Canada’s largest earthquake of the past three hundred years, magnitude 8.1, occurred on August 22, 1949 off the coast of British Columbia on the Queen Charlotte Fault, the boundary between the Pacific and North American plates that runs underwater along the west coast of the Queen Charlotte Islands. The shaking was so severe that cows on the Queen Charlotte Islands were knocked off their feet.
A geologist working on the north end of Graham Island, the biggest island of the Queen Charlottes, could not stand up. Chimneys toppled, and an oil tank at an inlet collapsed. In Terrace, on the adjacent mainland, cars were bounced around. In Prince Rupert windows were shattered and buildings swayed. The earthquake was felt at Jasper, over six hundred miles away.
The fault rupture began in the ocean bottom offshore from Graham Island and spread for more than three hundred miles along the Queen Charlotte Fault. This fault extends from Vancouver Island to the Gulf of Alaska. It is a strike slip fault, similar to the San Andreas of California, and capable of generating equally large earthquakes. However, the Queen Charlotte Fault is offshore, whereas the San Andreas bisects major cities.
The Queen Charlottes are sparsely populated. There were no deaths from this earthquake but there were landslides and other damage. The offshore region of British Columbia is one of the highly active seismic regions of the world. In addition to the 1949 giant earthquake, there have been ten large earthquakes since 1872 with magnitudes between 6.7 and 7.9, all potentially very destructive. Fortunately, most of them occurred offshore or in remote regions so there were few deaths and only moderate damage.
The Juan de Fuca Plate is a completely different geological structure that separates the Queen Charlotte Fault from the San Andreas Fault. This plate extends from central Vancouver Island to southern Oregon. The Juan de Fuca Plate is a large part of the Pacific Ocean seabed which is slowly moving, driven by tectonic forces deep within the earth, and pushing under the coast of Oregon, Washington, and British Columbia.
Movement of the Juan de Fuca Plate is thought to have caused a super-giant earthquake on January 26 in the year 1700. Canadian, Japanese, and American scientists have found evidence in Indian legends, sea bottom sediment, and accounts of Japanese tsunamis that an earthquake occurred off western Vancouver Island with magnitude 9 or greater. Large sections of coast were drowned, Indian villages were lost, and a great sea wave or tsunami was observed hours later in Japan. Geological evidence shows that large earthquakes have in fact occurred repeatedly on the west coast in the past. Current observations of seismic activity and uplift of the coastal regions suggests that another super giant earthquake may be in the making.
The Queen Charlotte Fault, off western Canada and southeast Alaska, is a boundary between the Pacific and North American plates. Prior to the mid-1980s, very little was known about the detailed distribution of earthquakes in this area as there was no local seismograph network to detect and locate small earthquakes. Between 1982 and 1987, a network of twelve short period analogue seismographs was established on the Queen Charlotte Islands and the adjacent mainland; this network continued to operate until early 1996.

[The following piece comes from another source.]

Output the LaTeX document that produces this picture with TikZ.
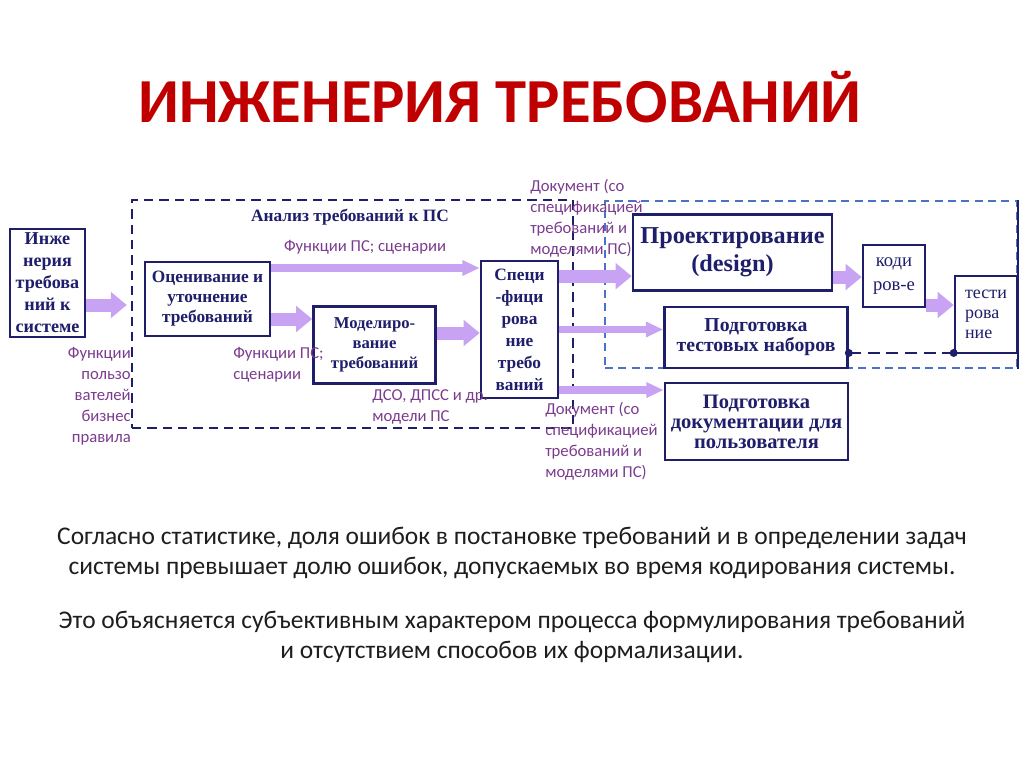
\documentclass[tikz,border=0pt]{standalone}
\usepackage{fontspec}
\setmainfont{Liberation Serif}
\newfontfamily\calibri{Carlito}
\usetikzlibrary{arrows.meta, positioning, calc}
\newlength{\px}\setlength{\px}{0.75pt}
\definecolor{navy}{HTML}{1E1E6B}
\definecolor{lav}{HTML}{C9A3F3}
\definecolor{plum}{HTML}{7C3C8E}
\definecolor{titlered}{HTML}{C00000}
\definecolor{dashblue}{HTML}{4A72C8}
\definecolor{bodygray}{HTML}{1E1E1E}

\begin{document}
\begin{tikzpicture}[
        x=0.75pt, y=-0.75pt,
        box/.style={draw=navy, line width=2pt, fill=white, text=navy, align=center, inner sep=0pt,
            font=\bfseries\fontsize{12.5}{15}\selectfont},
        lbl/.style={text=plum, inner sep=0pt, font=\calibri\fontsize{12.5}{15.75}\selectfont},
        fat/.style={draw=lav, line width=9.75pt, -{Triangle[length=12pt, width=19pt]}},
        slim/.style={draw=lav, line width=5.5pt, -{Triangle[length=13pt, width=11pt]}},
        frame/.style={draw=navy, line width=1.8pt, dash pattern=on 7pt off 4.5pt},
        body/.style={text=bodygray, align=center, font=\calibri\fontsize{19.1}{22.5}\selectfont}
    ]
        \useasboundingbox[fill=white] (0,0) rectangle (1024,767);

        % title
        \node[text=titlered, font=\calibri\bfseries\fontsize{47}{50}\selectfont] (title) at (500,97) {ИНЖЕНЕРИЯ ТРЕБОВАНИЙ};

        % dashed frames
        \node[frame, minimum width=441\px, minimum height=228\px] (analysis) at (352.5,314) {};
        \node[draw=dashblue, line width=1.5pt, dash pattern=on 6pt off 4pt, minimum width=412\px, minimum height=167\px] (impl) at (811,284.5) {};
        \draw[navy, line width=2pt] (impl.north east) -- (impl.south east);
        \node[text=navy, inner sep=0pt, font=\bfseries\fontsize{13}{15}\selectfont] (antitle) at (350,217) {Анализ требований к ПС};

        % boxes
        \node[box, minimum width=75\px, minimum height=108\px, font=\bfseries\fontsize{13.6}{16.5}\selectfont] (ingreq) at (47.5,283) {Инже\\нерия\\требова\\ний к\\системе};
        \node[box, minimum width=125\px, minimum height=74\px, font=\bfseries\fontsize{13}{15}\selectfont] (ocen) at (207.5,299) {Оценивание и\\уточнение\\требований};
        \node[box, minimum width=122\px, minimum height=77\px] (model) at (374.5,345) {Моделиро-\\вание\\требований};
        \node[box, minimum width=77\px, minimum height=137\px, font=\bfseries\fontsize{13}{16.5}\selectfont] (spec) at (519.5,329.5) {Специ\\-фици\\рова\\ние\\требо\\ваний};
        \node[box, minimum width=199\px, minimum height=76\px, font=\bfseries\fontsize{18.2}{21}\selectfont] (proekt) at (732.5,252.5) {Проектирование\\(design)};
        \node[box, minimum width=62\px, minimum height=62\px, font=\fontsize{14}{18.5}\selectfont] (kodi) at (894,276) {коди\\ров-е};
        \node[box, minimum width=62\px, minimum height=77\px, align=left, font=\fontsize{13.5}{15}\selectfont] (testi) at (986,314.5) {тести\\рова\\ние};
        \node[box, minimum width=183\px, minimum height=61\px, font=\bfseries\fontsize{14.8}{15}\selectfont] (podgtest) at (756,337.5) {Подготовка\\тестовых наборов};
        \node[box, minimum width=183\px, minimum height=77\px, font=\bfseries\fontsize{15.4}{15}\selectfont] (podgdoc) at (756.5,421.5) {Подготовка\\документации для\\пользователя};

        % arrows
        \draw[fat, shorten >=3pt] ([yshift=-16.5pt]ingreq.east) -- ([yshift=-16.5pt]ingreq.east -| analysis.west);
        \draw[slim] ([yshift=23.25pt]ocen.east) -- ([yshift=23.25pt]ocen.east -| spec.west);
        \draw[fat] ([yshift=-15pt]ocen.east) -- ([yshift=-15pt]ocen.east -| model.west);
        \draw[fat] ([yshift=9pt]model.east) -- ([yshift=9pt]model.east -| spec.west);
        \draw[fat] ([yshift=40pt]spec.east) -- ([yshift=40pt]spec.east -| proekt.west);
        \draw[slim] (spec.east) -- (spec.east -| podgtest.west);
        \draw[slim] ([yshift=-45.4pt]spec.east) -- ([yshift=-45.4pt]spec.east -| podgdoc.west);
        \draw[fat] ([yshift=-18.4pt]proekt.east) -- ([yshift=-18.4pt]proekt.east -| kodi.west);
        \draw[fat] ([yshift=-21.75pt]kodi.east) -- ([yshift=-21.75pt]kodi.east -| testi.west);

        % test data link
        \coordinate (tsA) at ([yshift=-11.6pt]podgtest.east);
        \coordinate (tsB) at (tsA -| testi.west);
        \draw[navy, line width=2.2pt, dash pattern=on 9pt off 5pt] (tsA) -- (tsB);
        \fill[navy] (tsA) circle (3pt) (tsB) circle (3pt);

        % labels
        \node[lbl, anchor=north east, align=right] (userfn) at (131,347) {Функции\\пользо\\вателей\\бизнес\\правила};
        \node[lbl] (lblfa) at (365,247) {Функции ПС; сценарии};
        \node[lbl, anchor=north west, align=left] (lblfb) at (233,347) {Функции ПС;\\сценарии};
        \node[lbl, anchor=north west, align=left] (lbldso) at (372,389) {ДСО, ДПСС и др.\\модели ПС};
        \node[lbl, anchor=north west, align=left] (docup) at (530,179) {Документ (со\\спецификацией\\требований и\\моделями ПС)};
        \node[lbl, anchor=north west, align=left] (docdown) at (545,402) {Документ (со\\спецификацией\\требований и\\моделями ПС)};

        % text
        \node[body] (statA) at (512,553) {Согласно статистике, доля ошибок в постановке требований и в определении задач\\системы превышает долю ошибок, допускаемых во время кодирования системы.};
        \node[body] (statB) at (512,637) {Это объясняется субъективным характером процесса формулирования требований\\и отсутствием способов их формализации.};
    \end{tikzpicture}
\end{document}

Analysis of earthquakes observed on these seismographs has revealed a more extensive earthquake pattern than that associated directly with the Queen Charlotte Fault. In particular, considerable seismicity occurs east of the fault, on Graham Island and in Hecate Strait, the ocean region between Graham Island and the Mainland of British Columbia.
Tectonically, both the Queen Charlotte region and California are dominated by a transform plate boundary between the Pacific and North American plates. In California the plates are moving at a relative rate of twenty-five miles per million years, mainly related to the San Andreas Fault. Off British Columbia’s coast the rate is thirty miles per million years, almost entirely carried by the Queen Charlotte Fault.
Geometry of the plate boundary in California has changed dramatically as two triple junctions migrated along the coast; the main transform fault has progressively moved inland over the years. The geometry of the Queen Charlotte Fault seems to have been fairly stable over tens of millions of years; triple junction complications have mostly been accommodated in oceanic crust to the south.